[EXCERPTED DATA start]

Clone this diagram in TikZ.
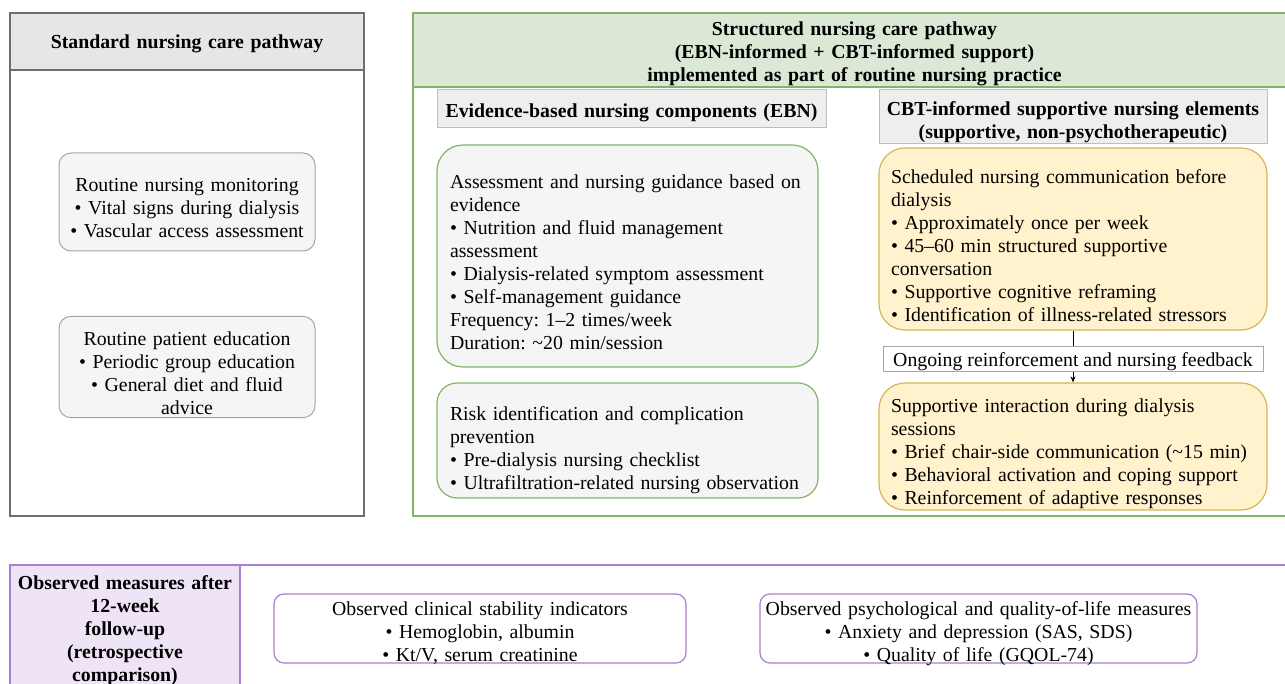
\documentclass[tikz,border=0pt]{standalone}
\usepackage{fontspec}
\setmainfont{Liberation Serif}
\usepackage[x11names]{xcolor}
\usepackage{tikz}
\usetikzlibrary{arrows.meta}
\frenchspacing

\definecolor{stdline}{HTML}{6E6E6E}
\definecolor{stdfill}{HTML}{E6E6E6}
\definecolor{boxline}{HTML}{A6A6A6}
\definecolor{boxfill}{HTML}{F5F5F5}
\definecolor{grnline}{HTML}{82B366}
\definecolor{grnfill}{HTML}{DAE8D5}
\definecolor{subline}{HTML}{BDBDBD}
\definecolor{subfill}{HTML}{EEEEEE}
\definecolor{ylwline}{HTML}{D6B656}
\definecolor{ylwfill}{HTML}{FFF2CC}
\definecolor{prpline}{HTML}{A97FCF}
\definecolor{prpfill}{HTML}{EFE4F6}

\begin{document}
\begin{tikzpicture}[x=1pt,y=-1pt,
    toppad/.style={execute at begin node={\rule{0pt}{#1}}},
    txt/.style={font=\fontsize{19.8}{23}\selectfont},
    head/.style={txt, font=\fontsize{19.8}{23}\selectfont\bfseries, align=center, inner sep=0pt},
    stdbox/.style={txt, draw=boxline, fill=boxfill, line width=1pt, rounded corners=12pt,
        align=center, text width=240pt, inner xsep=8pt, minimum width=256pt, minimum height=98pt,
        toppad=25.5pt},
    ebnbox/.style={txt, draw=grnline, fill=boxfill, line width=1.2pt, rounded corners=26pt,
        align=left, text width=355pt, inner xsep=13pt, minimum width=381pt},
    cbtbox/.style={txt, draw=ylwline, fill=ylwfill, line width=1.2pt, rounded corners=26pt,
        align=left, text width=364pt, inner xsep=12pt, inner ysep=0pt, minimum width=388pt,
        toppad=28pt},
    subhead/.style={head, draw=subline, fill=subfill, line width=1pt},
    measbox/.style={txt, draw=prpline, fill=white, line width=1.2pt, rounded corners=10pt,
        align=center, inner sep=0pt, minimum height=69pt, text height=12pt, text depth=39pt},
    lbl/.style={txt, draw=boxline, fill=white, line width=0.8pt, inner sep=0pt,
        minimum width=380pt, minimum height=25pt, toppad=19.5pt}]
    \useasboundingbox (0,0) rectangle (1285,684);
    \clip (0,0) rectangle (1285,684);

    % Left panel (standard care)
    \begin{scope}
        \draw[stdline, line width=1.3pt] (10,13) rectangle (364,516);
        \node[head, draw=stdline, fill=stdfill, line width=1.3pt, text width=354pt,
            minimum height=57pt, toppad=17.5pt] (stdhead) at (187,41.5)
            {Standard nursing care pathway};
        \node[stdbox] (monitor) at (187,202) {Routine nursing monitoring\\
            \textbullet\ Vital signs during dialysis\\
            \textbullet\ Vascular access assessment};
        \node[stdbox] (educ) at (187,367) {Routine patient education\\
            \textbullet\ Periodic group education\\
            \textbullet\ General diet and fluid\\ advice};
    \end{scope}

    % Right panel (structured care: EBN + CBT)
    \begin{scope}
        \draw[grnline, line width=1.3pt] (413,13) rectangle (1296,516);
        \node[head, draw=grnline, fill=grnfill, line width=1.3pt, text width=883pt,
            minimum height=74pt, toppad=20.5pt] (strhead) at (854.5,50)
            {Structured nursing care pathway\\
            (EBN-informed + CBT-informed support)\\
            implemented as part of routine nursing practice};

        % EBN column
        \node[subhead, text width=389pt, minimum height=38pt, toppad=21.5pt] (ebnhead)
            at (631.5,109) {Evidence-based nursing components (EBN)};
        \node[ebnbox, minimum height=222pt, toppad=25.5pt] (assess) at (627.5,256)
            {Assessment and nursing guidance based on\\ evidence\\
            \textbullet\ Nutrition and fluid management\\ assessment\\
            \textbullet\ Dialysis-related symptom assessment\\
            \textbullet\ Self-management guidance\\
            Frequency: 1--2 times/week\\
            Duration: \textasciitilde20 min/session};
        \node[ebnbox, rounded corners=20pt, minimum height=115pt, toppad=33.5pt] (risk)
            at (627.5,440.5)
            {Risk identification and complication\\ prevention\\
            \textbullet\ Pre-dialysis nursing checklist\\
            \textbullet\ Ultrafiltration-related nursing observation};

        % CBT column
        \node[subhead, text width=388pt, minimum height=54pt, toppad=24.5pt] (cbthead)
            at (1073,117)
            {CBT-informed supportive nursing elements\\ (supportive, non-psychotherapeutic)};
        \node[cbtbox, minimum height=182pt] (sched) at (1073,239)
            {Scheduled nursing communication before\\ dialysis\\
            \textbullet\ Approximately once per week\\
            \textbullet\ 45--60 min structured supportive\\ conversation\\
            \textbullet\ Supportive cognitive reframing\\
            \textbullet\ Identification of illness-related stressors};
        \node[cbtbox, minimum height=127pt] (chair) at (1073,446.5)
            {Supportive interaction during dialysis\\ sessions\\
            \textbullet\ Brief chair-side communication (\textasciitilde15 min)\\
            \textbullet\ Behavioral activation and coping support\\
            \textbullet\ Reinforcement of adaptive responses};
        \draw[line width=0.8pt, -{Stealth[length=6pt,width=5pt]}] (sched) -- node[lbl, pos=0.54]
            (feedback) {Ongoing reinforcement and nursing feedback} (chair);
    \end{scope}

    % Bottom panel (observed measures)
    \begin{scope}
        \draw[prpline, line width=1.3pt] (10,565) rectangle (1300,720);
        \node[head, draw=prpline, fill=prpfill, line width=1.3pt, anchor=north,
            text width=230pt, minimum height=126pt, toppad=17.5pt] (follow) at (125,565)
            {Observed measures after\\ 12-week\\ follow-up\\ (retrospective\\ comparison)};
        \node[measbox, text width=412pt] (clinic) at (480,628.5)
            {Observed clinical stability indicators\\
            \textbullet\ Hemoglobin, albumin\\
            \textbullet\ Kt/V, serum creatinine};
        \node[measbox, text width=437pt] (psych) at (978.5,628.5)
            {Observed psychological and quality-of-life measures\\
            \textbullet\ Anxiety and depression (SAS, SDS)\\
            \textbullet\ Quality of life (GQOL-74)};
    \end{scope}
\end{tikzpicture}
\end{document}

[EXCERPTED DATA end]
[EXCERPTED DATA start]

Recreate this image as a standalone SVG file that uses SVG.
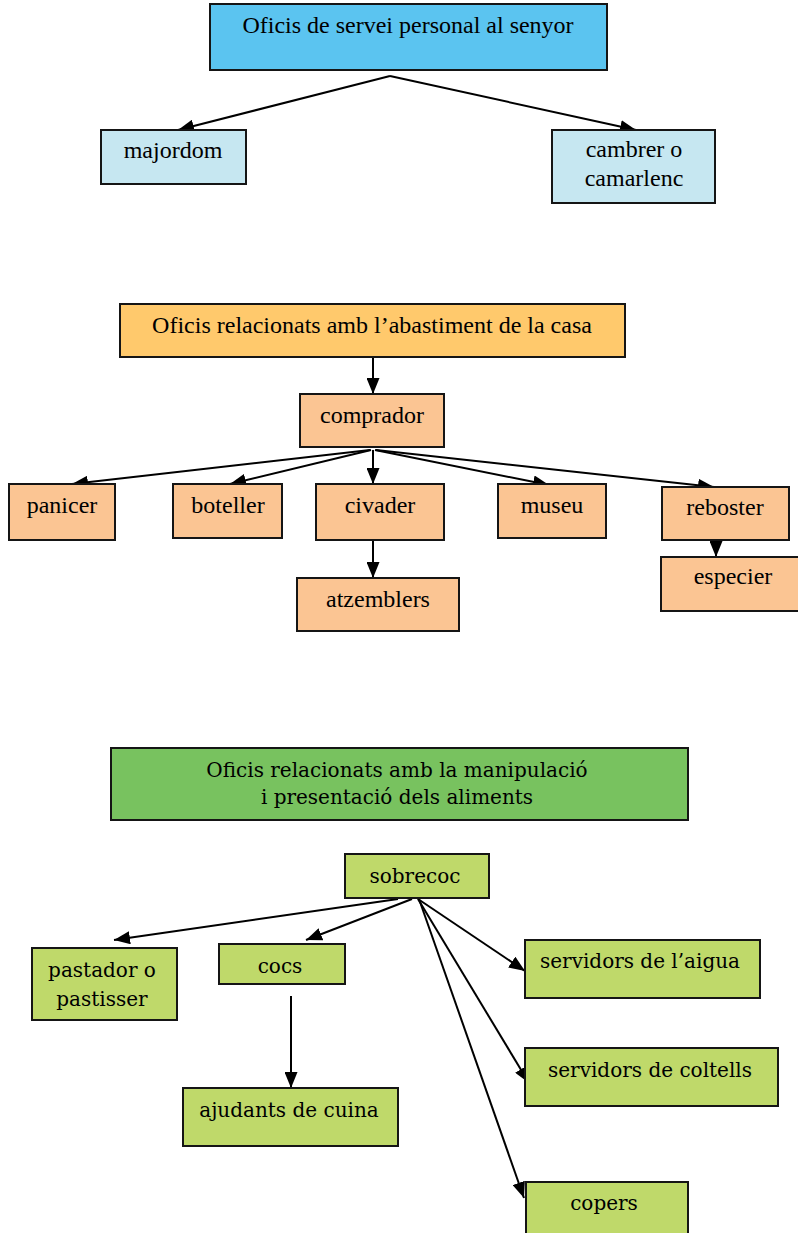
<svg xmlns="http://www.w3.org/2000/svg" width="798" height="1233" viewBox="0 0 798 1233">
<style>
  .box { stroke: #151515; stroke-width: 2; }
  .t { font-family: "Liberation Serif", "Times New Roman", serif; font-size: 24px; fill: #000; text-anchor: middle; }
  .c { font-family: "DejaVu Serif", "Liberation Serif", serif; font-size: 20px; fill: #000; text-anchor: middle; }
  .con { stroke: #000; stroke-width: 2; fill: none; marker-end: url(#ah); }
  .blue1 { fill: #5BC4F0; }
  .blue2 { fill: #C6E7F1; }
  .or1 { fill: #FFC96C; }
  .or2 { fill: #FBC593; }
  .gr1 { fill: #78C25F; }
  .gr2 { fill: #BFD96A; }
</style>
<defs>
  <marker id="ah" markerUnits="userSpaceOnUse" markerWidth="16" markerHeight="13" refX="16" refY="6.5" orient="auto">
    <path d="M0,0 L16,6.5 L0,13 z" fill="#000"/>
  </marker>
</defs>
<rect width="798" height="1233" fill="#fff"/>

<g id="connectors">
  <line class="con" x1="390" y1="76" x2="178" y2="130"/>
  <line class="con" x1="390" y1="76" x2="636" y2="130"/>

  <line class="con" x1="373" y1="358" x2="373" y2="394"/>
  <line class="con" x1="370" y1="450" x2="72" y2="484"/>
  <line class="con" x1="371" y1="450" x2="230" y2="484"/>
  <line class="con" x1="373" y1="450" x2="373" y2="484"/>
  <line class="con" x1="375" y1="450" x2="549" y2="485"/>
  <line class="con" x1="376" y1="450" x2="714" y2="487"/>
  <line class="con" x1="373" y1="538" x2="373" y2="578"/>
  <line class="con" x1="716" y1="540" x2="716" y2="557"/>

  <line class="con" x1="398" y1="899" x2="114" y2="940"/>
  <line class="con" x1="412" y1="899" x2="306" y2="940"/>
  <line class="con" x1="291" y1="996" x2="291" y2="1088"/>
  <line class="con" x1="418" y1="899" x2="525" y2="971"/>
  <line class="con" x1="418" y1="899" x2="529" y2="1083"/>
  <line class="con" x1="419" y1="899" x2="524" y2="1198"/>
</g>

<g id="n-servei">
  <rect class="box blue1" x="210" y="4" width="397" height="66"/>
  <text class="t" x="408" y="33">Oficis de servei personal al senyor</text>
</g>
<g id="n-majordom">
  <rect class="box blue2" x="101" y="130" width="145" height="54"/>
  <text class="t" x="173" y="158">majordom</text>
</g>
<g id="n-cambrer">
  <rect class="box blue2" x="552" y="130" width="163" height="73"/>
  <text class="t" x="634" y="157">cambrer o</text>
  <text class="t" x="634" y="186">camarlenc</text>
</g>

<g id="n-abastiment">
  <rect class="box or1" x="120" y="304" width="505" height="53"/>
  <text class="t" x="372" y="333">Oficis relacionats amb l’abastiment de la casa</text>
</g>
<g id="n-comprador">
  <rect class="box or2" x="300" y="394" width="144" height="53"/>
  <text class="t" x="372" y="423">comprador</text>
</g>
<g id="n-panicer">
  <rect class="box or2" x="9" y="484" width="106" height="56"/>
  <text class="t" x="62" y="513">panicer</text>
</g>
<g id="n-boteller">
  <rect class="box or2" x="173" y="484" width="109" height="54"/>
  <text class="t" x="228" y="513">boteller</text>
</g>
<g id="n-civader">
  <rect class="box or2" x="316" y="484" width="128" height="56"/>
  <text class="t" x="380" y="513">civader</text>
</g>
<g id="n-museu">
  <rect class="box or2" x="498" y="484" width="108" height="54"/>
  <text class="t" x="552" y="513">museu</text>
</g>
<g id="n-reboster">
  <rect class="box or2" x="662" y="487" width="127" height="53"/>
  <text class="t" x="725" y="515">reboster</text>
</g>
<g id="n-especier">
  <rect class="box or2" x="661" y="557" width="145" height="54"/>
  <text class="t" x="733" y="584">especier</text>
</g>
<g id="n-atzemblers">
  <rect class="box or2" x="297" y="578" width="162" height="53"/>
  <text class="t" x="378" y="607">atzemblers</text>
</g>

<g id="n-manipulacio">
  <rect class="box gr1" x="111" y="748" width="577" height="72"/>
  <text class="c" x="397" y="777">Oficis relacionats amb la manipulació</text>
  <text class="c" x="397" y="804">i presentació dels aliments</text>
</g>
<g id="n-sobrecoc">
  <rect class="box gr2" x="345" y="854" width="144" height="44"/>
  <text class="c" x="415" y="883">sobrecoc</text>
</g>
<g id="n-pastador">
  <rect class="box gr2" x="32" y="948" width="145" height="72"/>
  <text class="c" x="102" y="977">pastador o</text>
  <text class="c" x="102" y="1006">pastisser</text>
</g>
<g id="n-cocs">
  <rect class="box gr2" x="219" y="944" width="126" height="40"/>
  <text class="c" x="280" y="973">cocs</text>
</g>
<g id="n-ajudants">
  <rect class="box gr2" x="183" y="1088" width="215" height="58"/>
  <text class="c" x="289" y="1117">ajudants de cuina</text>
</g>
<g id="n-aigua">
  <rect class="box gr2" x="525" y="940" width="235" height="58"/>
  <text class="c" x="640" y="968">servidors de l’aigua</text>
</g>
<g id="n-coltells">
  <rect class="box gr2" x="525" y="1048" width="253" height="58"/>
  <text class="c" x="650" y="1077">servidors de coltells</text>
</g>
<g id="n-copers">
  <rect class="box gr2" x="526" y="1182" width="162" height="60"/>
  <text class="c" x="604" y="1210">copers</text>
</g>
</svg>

[EXCERPTED DATA end]

## GIVEN REQUEST
Pick out the lines containing the word "this" and show them.

## SOLVED PROBLEM
Clone this diagram in TikZ.
Recreate this image as a standalone SVG file that uses SVG.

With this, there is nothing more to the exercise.